Изрядно отойдя от перекрестка, Соколовский спросил:
– Так ли мы идем? Сообразите что-нибудь сами.
Девушка замедлила шаг и обернулась: конвоир не вызывал у нее доверия. Она презрительно сжала губы и молча побрела вперед.
Так они прошли еще шагов сто по кривой улочке. Теперь базарчик наверняка уже скрыт от них домами. Соколовский оглянулся: ничего, кроме облупившихся фасадов и выложенного кирпичом щербатого тротуара.
– Сверните налево в переулок, – сказал он. Девушка недоуменно посмотрела в суровое лицо.
– Живее! – приказал Соколовский и сжал ее локоть. – Идите!
Она вырвала руку. Зачем сворачивать в безлюдный переулок – комендатура в другой стороне, дорога туда слишком хорошо известна жителям.
– Не делайте глупостей, – шепнул Соколовский. – Идите! Он подтолкнул ее в переулок и увлек в первую же подворотню.
– Проскочили! – Привалясь плечом к кирпичной стене, он утирал внезапно заливший лицо пот. – Сердце у меня колотится, пожалуй, похлеще вашего…
Девушка подозрительно оглядела его всего, от стриженой высоколобой головы до чужих, наспех приспособленных сандалий.
– Я ведь в этой роли впервые: из подконвойных в конвоиры! А вы боитесь меня! Ну конечно, боитесь. – Он улыбнулся, сдвигая голодные морщины в стороны. – Меня еще никто никогда не боялся, пожалуй, кроме немцев в лагере. Есть у них такая диковинная болезнь: боятся и в страхе убивают…
Она подумала, что, пожалуй, он и правда из лагеря. Недавно его остригли, на худом лице налет барачной серости. Но, может, его в лагере и обработали? Дали шанс выжить и выслужиться? Из таких, должно быть, выходят самые подлые… Что-то жесткое, непреклонное виделось ей в его крупном, выпирающем подбородке. Умные глаза смотрели устало, с сочувствием, но и глаза могут лгать так же, как лгут слова.
– Ладно уж, чего смотреть на меня. Пожмите мне напоследок руку, товарищ, и прощайте.
Она протянула ему руку и сказала растерянно:
– Луковицу у него взяла, а деньги не заплатила… не успела.
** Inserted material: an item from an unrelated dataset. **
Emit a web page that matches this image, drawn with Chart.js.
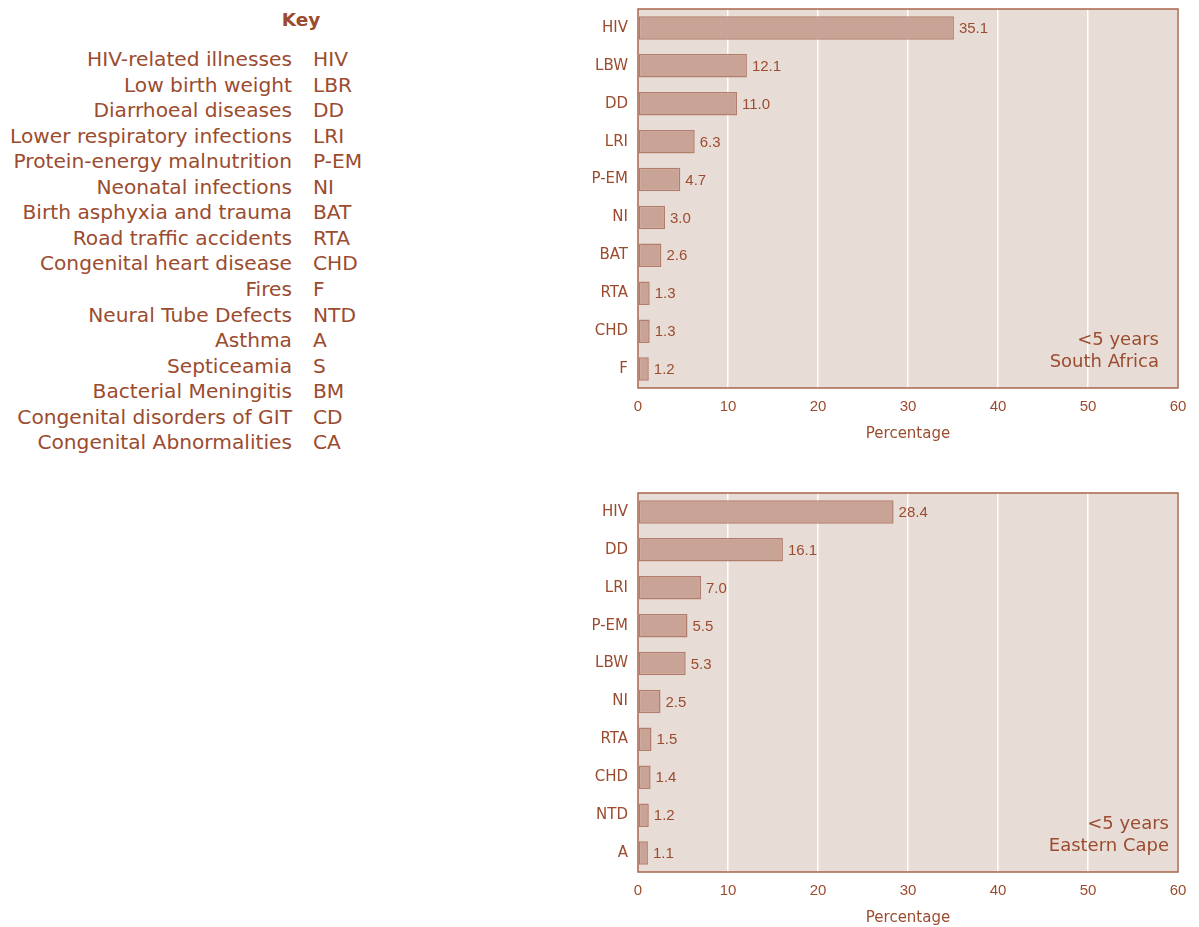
<!DOCTYPE html>
<html>
<head>
<meta charset="utf-8">
<script src="https://cdn.jsdelivr.net/npm/chart.js@4/dist/chart.umd.min.js"></script>
<style>
  html, body { margin: 0; padding: 0; background: #fff; }
  body { width: 1199px; height: 927px; position: relative; overflow: hidden;
         font-family: "DejaVu Sans", sans-serif; color: #9b4c2f; }
  #keyTitle { position: absolute; left: 261px; width: 80px; top: 7px; text-align: center;
              font-weight: bold; font-size: 18.5px; line-height: 26px; }
  .keyrow { position: absolute; left: 0; width: 0; height: 26px; font-size: 20.2px; line-height: 26px; }
  .keyrow .d { position: absolute; left: 0; width: 292px; text-align: right; white-space: nowrap; }
  .keyrow .a { position: absolute; left: 313px; white-space: nowrap; }
  .cwrap { position: absolute; left: 560px; width: 639px; height: 443px; }
</style>
</head>
<body>
<div id="keyTitle">Key</div>
<div id="key"></div>
<div class="cwrap" style="top:0px;"><canvas id="c1" width="639" height="443"></canvas></div>
<div class="cwrap" style="top:484px;"><canvas id="c2" width="639" height="443"></canvas></div>
<script>
const keyNames = ["HIV-related illnesses","Low birth weight","Diarrhoeal diseases","Lower respiratory infections","Protein-energy malnutrition","Neonatal infections","Birth asphyxia and trauma","Road traffic accidents","Congenital heart disease","Fires","Neural Tube Defects","Asthma","Septiceamia","Bacterial Meningitis","Congenital disorders of GIT","Congenital Abnormalities"];
const keyCodes = ["HIV","LBR","DD","LRI","P-EM","NI","BAT","RTA","CHD","F","NTD","A","S","BM","CD","CA"];

const saCategories = ["HIV","LBW","DD","LRI","P-EM","NI","BAT","RTA","CHD","F"];
const saValues = [35.1, 12.1, 11.0, 6.3, 4.7, 3.0, 2.6, 1.3, 1.3, 1.2];
const saNote = ["<5 years", "South Africa"];

const ecCategories = ["HIV","DD","LRI","P-EM","LBW","NI","RTA","CHD","NTD","A"];
const ecValues = [28.4, 16.1, 7.0, 5.5, 5.3, 2.5, 1.5, 1.4, 1.2, 1.1];
const ecNote = ["<5 years", "Eastern Cape"];

const xTicks = [0, 10, 20, 30, 40, 50, 60];
const xTitle = "Percentage";

// key
const keyDiv = document.getElementById('key');
keyNames.forEach((n, i) => {
  const r = document.createElement('div');
  r.className = 'keyrow';
  r.style.top = (46 + i * 25.55) + 'px';
  r.innerHTML = '<span class="d"></span><span class="a"></span>';
  r.querySelector('.d').textContent = n;
  r.querySelector('.a').textContent = keyCodes[i];
  keyDiv.appendChild(r);
});

const TXT = '#9b4c2f';
const FONT = "'DejaVu Sans', sans-serif";
const NUMFONT = "'Liberation Sans', Arial, sans-serif";

const framePlugin = {
  id: 'frame',
  beforeDraw(chart) {
    const {ctx, chartArea: a} = chart;
    ctx.save();
    ctx.fillStyle = '#e8dcd7';
    ctx.fillRect(a.left, a.top, a.right - a.left, a.bottom - a.top);
    ctx.restore();
  },
  afterDraw(chart, args, opts) {
    const {ctx, chartArea: a} = chart;
    ctx.save();
    ctx.strokeStyle = '#a8654b';
    ctx.lineWidth = 1.5;
    ctx.strokeRect(a.left, a.top, a.right - a.left, a.bottom - a.top);
    const meta = chart.getDatasetMeta(0);
    ctx.fillStyle = TXT;
    ctx.font = '15px ' + NUMFONT;
    ctx.textAlign = 'left';
    ctx.textBaseline = 'middle';
    meta.data.forEach((bar, i) => {
      const v = chart.data.datasets[0].data[i];
      ctx.fillText(v.toFixed(1), bar.x + 5, bar.y + 1);
    });
    ctx.font = '18px ' + FONT;
    ctx.textAlign = 'right';
    ctx.fillText(opts.note[0], a.right - opts.dx, a.bottom - 48);
    ctx.fillText(opts.note[1], a.right - opts.dx, a.bottom - 26);
    ctx.restore();
  }
};

function makeChart(id, cats, vals, note, dx) {
  return new Chart(document.getElementById(id), {
    type: 'bar',
    data: {
      labels: cats,
      datasets: [{
        data: vals,
        backgroundColor: '#c9a496',
        borderColor: '#b27e6b',
        borderWidth: 1.5,
        borderSkipped: false,
        barPercentage: 0.62,
        categoryPercentage: 1
      }]
    },
    options: {
      indexAxis: 'y',
      responsive: false,
      animation: false,
      layout: { padding: { top: 9, right: 21, bottom: 0, left: 0 } },
      plugins: { legend: { display: false }, tooltip: { enabled: false }, frame: { note: note, dx: dx } },
      scales: {
        x: {
          min: 0, max: 60,
          afterBuildTicks(axis) { axis.ticks = xTicks.map(v => ({ value: v })); },
          afterFit(axis) { axis.height = 55; },
          grid: { color: '#ffffff', lineWidth: 1.5, drawTicks: false },
          border: { display: false },
          ticks: { color: TXT, font: { family: NUMFONT, size: 15 }, padding: 10, maxRotation: 0 },
          title: { display: true, text: xTitle, color: TXT, font: { family: FONT, size: 15 }, padding: { top: 0, bottom: 0 } }
        },
        y: {
          afterFit(axis) { axis.width = 78; axis.paddingTop = 0; axis.paddingBottom = 0; },
          grid: { display: false, drawTicks: false },
          border: { display: false },
          ticks: { color: TXT, font: { family: FONT, size: 15 }, padding: 10 }
        }
      }
    },
    plugins: [framePlugin]
  });
}

makeChart('c1', saCategories, saValues, saNote, 19);
makeChart('c2', ecCategories, ecValues, ecNote, 9);
</script>
</body>
</html>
– Его пришибить надо бы! Насмерть! – Соколовский отпустил ее руку. – Идите, а я здесь задержусь, чтобы у вас на душе было поспокойнее, а то решите, что я следом иду. Ну-ну, дело взрослое, серьезное, – отверг он ее протестующий жест. – Идите!
Девушка ушла. Он прислушивался к затихающему стуку каблуков, потом двинулся в глубь двора. Городской старожил, он верно рассчитал, что этот двор, как и другие дворы этой стороны улицы, выведет его к обрывистому склону, с которого откроются мелеющая река и распластанное на белых дюнах Заречье.